begin Information supplied
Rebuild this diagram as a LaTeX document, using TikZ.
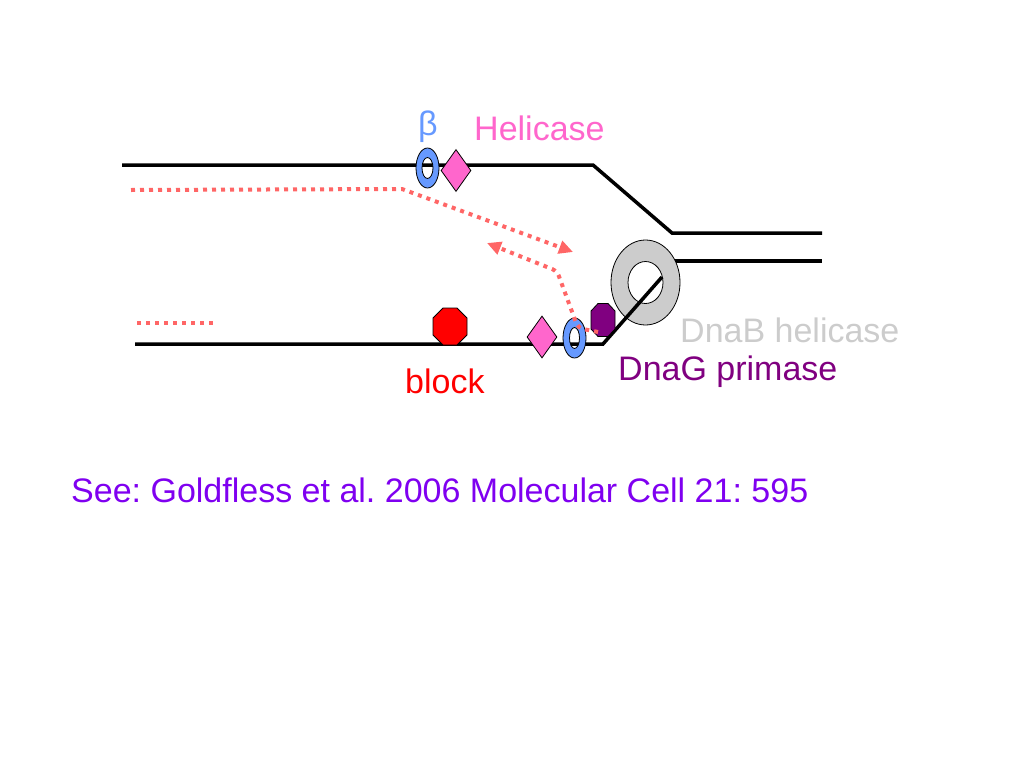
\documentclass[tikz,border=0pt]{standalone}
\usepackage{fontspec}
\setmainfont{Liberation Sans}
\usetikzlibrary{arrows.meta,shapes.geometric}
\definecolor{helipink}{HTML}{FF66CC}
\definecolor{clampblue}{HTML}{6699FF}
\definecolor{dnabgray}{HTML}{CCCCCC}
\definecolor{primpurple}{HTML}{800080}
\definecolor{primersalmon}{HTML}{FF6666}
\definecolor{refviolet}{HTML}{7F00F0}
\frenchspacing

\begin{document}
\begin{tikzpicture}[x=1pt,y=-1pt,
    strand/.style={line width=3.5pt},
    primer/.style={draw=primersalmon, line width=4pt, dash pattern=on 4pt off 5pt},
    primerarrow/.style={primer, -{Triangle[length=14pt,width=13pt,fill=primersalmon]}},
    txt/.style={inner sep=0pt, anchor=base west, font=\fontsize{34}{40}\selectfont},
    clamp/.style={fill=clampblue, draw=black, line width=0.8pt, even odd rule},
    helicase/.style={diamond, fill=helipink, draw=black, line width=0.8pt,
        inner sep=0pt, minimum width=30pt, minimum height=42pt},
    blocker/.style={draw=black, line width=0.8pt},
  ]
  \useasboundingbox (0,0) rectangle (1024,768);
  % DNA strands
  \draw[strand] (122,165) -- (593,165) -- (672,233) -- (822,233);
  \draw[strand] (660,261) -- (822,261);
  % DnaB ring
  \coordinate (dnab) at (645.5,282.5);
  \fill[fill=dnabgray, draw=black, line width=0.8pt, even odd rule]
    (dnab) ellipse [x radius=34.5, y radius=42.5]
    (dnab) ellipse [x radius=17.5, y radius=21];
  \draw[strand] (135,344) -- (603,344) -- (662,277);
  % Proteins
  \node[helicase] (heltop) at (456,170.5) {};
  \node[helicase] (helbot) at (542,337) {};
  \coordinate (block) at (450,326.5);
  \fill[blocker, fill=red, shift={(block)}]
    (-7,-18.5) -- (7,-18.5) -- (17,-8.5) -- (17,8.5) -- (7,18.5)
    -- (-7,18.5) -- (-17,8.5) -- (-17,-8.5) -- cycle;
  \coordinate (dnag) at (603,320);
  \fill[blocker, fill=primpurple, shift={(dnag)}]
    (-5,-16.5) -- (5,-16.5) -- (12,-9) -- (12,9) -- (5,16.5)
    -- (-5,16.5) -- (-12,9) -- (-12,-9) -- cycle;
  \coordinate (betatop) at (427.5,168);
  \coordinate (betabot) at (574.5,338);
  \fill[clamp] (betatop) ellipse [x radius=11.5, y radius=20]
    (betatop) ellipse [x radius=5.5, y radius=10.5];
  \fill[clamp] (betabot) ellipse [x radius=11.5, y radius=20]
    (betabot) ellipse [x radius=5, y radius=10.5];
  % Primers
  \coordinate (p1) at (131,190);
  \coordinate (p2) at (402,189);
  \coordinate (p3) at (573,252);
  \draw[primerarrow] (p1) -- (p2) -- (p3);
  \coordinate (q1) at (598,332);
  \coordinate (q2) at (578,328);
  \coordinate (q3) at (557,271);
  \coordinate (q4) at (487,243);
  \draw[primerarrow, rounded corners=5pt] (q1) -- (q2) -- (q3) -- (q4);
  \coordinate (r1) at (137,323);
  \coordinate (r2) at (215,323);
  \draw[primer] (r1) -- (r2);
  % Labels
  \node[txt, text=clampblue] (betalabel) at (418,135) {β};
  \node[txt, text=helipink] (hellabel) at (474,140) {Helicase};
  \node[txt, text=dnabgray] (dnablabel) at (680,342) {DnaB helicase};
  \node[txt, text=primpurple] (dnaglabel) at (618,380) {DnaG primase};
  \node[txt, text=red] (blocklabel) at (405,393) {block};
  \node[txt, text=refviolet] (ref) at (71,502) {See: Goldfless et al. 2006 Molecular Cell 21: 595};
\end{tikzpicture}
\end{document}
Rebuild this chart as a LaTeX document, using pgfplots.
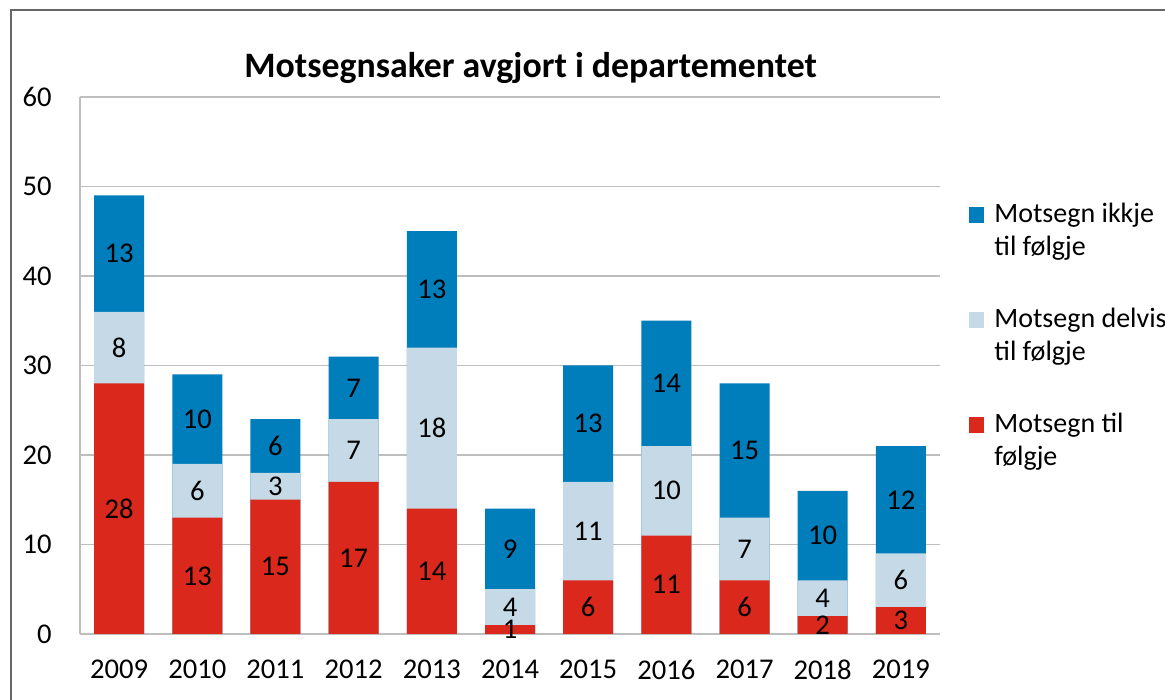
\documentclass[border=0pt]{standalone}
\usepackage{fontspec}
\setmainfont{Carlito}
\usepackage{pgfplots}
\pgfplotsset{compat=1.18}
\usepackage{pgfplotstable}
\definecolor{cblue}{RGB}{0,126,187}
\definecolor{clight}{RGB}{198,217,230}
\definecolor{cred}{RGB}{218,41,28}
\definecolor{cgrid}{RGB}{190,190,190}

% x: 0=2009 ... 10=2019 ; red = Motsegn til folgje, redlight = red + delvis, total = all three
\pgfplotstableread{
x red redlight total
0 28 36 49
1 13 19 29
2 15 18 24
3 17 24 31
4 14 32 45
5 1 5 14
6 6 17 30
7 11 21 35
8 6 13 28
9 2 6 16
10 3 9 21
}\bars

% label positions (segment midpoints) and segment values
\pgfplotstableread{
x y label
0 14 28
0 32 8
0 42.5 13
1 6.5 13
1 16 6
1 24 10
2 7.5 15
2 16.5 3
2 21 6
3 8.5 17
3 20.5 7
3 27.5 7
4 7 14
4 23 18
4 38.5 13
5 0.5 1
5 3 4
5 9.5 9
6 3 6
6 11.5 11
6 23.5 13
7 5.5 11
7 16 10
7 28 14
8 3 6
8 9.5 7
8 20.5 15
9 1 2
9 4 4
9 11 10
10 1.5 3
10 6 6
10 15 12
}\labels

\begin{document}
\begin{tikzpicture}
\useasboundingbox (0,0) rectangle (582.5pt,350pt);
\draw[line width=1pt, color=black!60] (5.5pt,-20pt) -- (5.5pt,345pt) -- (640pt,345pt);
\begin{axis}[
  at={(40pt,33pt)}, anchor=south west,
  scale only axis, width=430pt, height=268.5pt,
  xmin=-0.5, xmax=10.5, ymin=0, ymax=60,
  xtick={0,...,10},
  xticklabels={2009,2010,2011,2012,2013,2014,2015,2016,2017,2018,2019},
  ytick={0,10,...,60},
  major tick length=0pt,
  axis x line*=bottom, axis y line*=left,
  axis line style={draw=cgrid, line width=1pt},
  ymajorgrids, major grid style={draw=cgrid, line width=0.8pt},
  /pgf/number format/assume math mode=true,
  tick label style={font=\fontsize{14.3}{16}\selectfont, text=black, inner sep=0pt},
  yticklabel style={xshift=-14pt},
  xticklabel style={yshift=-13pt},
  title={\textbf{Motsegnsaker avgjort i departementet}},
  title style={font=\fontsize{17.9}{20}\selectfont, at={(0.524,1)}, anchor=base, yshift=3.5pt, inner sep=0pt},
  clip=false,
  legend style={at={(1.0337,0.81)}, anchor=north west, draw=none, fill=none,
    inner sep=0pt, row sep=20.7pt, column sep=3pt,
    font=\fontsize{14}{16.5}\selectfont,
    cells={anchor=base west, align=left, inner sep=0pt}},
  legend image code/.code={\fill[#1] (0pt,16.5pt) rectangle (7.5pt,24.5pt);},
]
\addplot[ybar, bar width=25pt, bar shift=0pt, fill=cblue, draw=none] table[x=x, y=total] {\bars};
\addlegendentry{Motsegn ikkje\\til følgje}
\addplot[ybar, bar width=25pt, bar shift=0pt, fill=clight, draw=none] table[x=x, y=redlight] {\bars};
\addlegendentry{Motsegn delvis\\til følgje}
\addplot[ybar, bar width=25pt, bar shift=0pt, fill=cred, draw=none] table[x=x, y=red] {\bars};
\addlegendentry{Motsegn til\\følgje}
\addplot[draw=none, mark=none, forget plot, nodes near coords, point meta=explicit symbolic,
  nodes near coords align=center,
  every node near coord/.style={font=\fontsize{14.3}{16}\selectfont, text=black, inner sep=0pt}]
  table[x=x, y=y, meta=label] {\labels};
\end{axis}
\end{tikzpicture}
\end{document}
end Information supplied
■ Requirement ■
Repeat every record above exactly, but leave out any pictures.

■ Solution ■
Rebuild this diagram as a LaTeX document, using TikZ.
\documentclass[tikz,border=0pt]{standalone}
\usepackage{fontspec}
\setmainfont{Liberation Sans}
\usetikzlibrary{arrows.meta,shapes.geometric}
\definecolor{helipink}{HTML}{FF66CC}
\definecolor{clampblue}{HTML}{6699FF}
\definecolor{dnabgray}{HTML}{CCCCCC}
\definecolor{primpurple}{HTML}{800080}
\definecolor{primersalmon}{HTML}{FF6666}
\definecolor{refviolet}{HTML}{7F00F0}
\frenchspacing

\begin{document}
\begin{tikzpicture}[x=1pt,y=-1pt,
    strand/.style={line width=3.5pt},
    primer/.style={draw=primersalmon, line width=4pt, dash pattern=on 4pt off 5pt},
    primerarrow/.style={primer, -{Triangle[length=14pt,width=13pt,fill=primersalmon]}},
    txt/.style={inner sep=0pt, anchor=base west, font=\fontsize{34}{40}\selectfont},
    clamp/.style={fill=clampblue, draw=black, line width=0.8pt, even odd rule},
    helicase/.style={diamond, fill=helipink, draw=black, line width=0.8pt,
        inner sep=0pt, minimum width=30pt, minimum height=42pt},
    blocker/.style={draw=black, line width=0.8pt},
  ]
  \useasboundingbox (0,0) rectangle (1024,768);
  % DNA strands
  \draw[strand] (122,165) -- (593,165) -- (672,233) -- (822,233);
  \draw[strand] (660,261) -- (822,261);
  % DnaB ring
  \coordinate (dnab) at (645.5,282.5);
  \fill[fill=dnabgray, draw=black, line width=0.8pt, even odd rule]
    (dnab) ellipse [x radius=34.5, y radius=42.5]
    (dnab) ellipse [x radius=17.5, y radius=21];
  \draw[strand] (135,344) -- (603,344) -- (662,277);
  % Proteins
  \node[helicase] (heltop) at (456,170.5) {};
  \node[helicase] (helbot) at (542,337) {};
  \coordinate (block) at (450,326.5);
  \fill[blocker, fill=red, shift={(block)}]
    (-7,-18.5) -- (7,-18.5) -- (17,-8.5) -- (17,8.5) -- (7,18.5)
    -- (-7,18.5) -- (-17,8.5) -- (-17,-8.5) -- cycle;
  \coordinate (dnag) at (603,320);
  \fill[blocker, fill=primpurple, shift={(dnag)}]
    (-5,-16.5) -- (5,-16.5) -- (12,-9) -- (12,9) -- (5,16.5)
    -- (-5,16.5) -- (-12,9) -- (-12,-9) -- cycle;
  \coordinate (betatop) at (427.5,168);
  \coordinate (betabot) at (574.5,338);
  \fill[clamp] (betatop) ellipse [x radius=11.5, y radius=20]
    (betatop) ellipse [x radius=5.5, y radius=10.5];
  \fill[clamp] (betabot) ellipse [x radius=11.5, y radius=20]
    (betabot) ellipse [x radius=5, y radius=10.5];
  % Primers
  \coordinate (p1) at (131,190);
  \coordinate (p2) at (402,189);
  \coordinate (p3) at (573,252);
  \draw[primerarrow] (p1) -- (p2) -- (p3);
  \coordinate (q1) at (598,332);
  \coordinate (q2) at (578,328);
  \coordinate (q3) at (557,271);
  \coordinate (q4) at (487,243);
  \draw[primerarrow, rounded corners=5pt] (q1) -- (q2) -- (q3) -- (q4);
  \coordinate (r1) at (137,323);
  \coordinate (r2) at (215,323);
  \draw[primer] (r1) -- (r2);
  % Labels
  \node[txt, text=clampblue] (betalabel) at (418,135) {β};
  \node[txt, text=helipink] (hellabel) at (474,140) {Helicase};
  \node[txt, text=dnabgray] (dnablabel) at (680,342) {DnaB helicase};
  \node[txt, text=primpurple] (dnaglabel) at (618,380) {DnaG primase};
  \node[txt, text=red] (blocklabel) at (405,393) {block};
  \node[txt, text=refviolet] (ref) at (71,502) {See: Goldfless et al. 2006 Molecular Cell 21: 595};
\end{tikzpicture}
\end{document}
Rebuild this chart as a LaTeX document, using pgfplots.
\documentclass[border=0pt]{standalone}
\usepackage{fontspec}
\setmainfont{Carlito}
\usepackage{pgfplots}
\pgfplotsset{compat=1.18}
\usepackage{pgfplotstable}
\definecolor{cblue}{RGB}{0,126,187}
\definecolor{clight}{RGB}{198,217,230}
\definecolor{cred}{RGB}{218,41,28}
\definecolor{cgrid}{RGB}{190,190,190}

% x: 0=2009 ... 10=2019 ; red = Motsegn til folgje, redlight = red + delvis, total = all three
\pgfplotstableread{
x red redlight total
0 28 36 49
1 13 19 29
2 15 18 24
3 17 24 31
4 14 32 45
5 1 5 14
6 6 17 30
7 11 21 35
8 6 13 28
9 2 6 16
10 3 9 21
}\bars

% label positions (segment midpoints) and segment values
\pgfplotstableread{
x y label
0 14 28
0 32 8
0 42.5 13
1 6.5 13
1 16 6
1 24 10
2 7.5 15
2 16.5 3
2 21 6
3 8.5 17
3 20.5 7
3 27.5 7
4 7 14
4 23 18
4 38.5 13
5 0.5 1
5 3 4
5 9.5 9
6 3 6
6 11.5 11
6 23.5 13
7 5.5 11
7 16 10
7 28 14
8 3 6
8 9.5 7
8 20.5 15
9 1 2
9 4 4
9 11 10
10 1.5 3
10 6 6
10 15 12
}\labels

\begin{document}
\begin{tikzpicture}
\useasboundingbox (0,0) rectangle (582.5pt,350pt);
\draw[line width=1pt, color=black!60] (5.5pt,-20pt) -- (5.5pt,345pt) -- (640pt,345pt);
\begin{axis}[
  at={(40pt,33pt)}, anchor=south west,
  scale only axis, width=430pt, height=268.5pt,
  xmin=-0.5, xmax=10.5, ymin=0, ymax=60,
  xtick={0,...,10},
  xticklabels={2009,2010,2011,2012,2013,2014,2015,2016,2017,2018,2019},
  ytick={0,10,...,60},
  major tick length=0pt,
  axis x line*=bottom, axis y line*=left,
  axis line style={draw=cgrid, line width=1pt},
  ymajorgrids, major grid style={draw=cgrid, line width=0.8pt},
  /pgf/number format/assume math mode=true,
  tick label style={font=\fontsize{14.3}{16}\selectfont, text=black, inner sep=0pt},
  yticklabel style={xshift=-14pt},
  xticklabel style={yshift=-13pt},
  title={\textbf{Motsegnsaker avgjort i departementet}},
  title style={font=\fontsize{17.9}{20}\selectfont, at={(0.524,1)}, anchor=base, yshift=3.5pt, inner sep=0pt},
  clip=false,
  legend style={at={(1.0337,0.81)}, anchor=north west, draw=none, fill=none,
    inner sep=0pt, row sep=20.7pt, column sep=3pt,
    font=\fontsize{14}{16.5}\selectfont,
    cells={anchor=base west, align=left, inner sep=0pt}},
  legend image code/.code={\fill[#1] (0pt,16.5pt) rectangle (7.5pt,24.5pt);},
]
\addplot[ybar, bar width=25pt, bar shift=0pt, fill=cblue, draw=none] table[x=x, y=total] {\bars};
\addlegendentry{Motsegn ikkje\\til følgje}
\addplot[ybar, bar width=25pt, bar shift=0pt, fill=clight, draw=none] table[x=x, y=redlight] {\bars};
\addlegendentry{Motsegn delvis\\til følgje}
\addplot[ybar, bar width=25pt, bar shift=0pt, fill=cred, draw=none] table[x=x, y=red] {\bars};
\addlegendentry{Motsegn til\\følgje}
\addplot[draw=none, mark=none, forget plot, nodes near coords, point meta=explicit symbolic,
  nodes near coords align=center,
  every node near coord/.style={font=\fontsize{14.3}{16}\selectfont, text=black, inner sep=0pt}]
  table[x=x, y=y, meta=label] {\labels};
\end{axis}
\end{tikzpicture}
\end{document}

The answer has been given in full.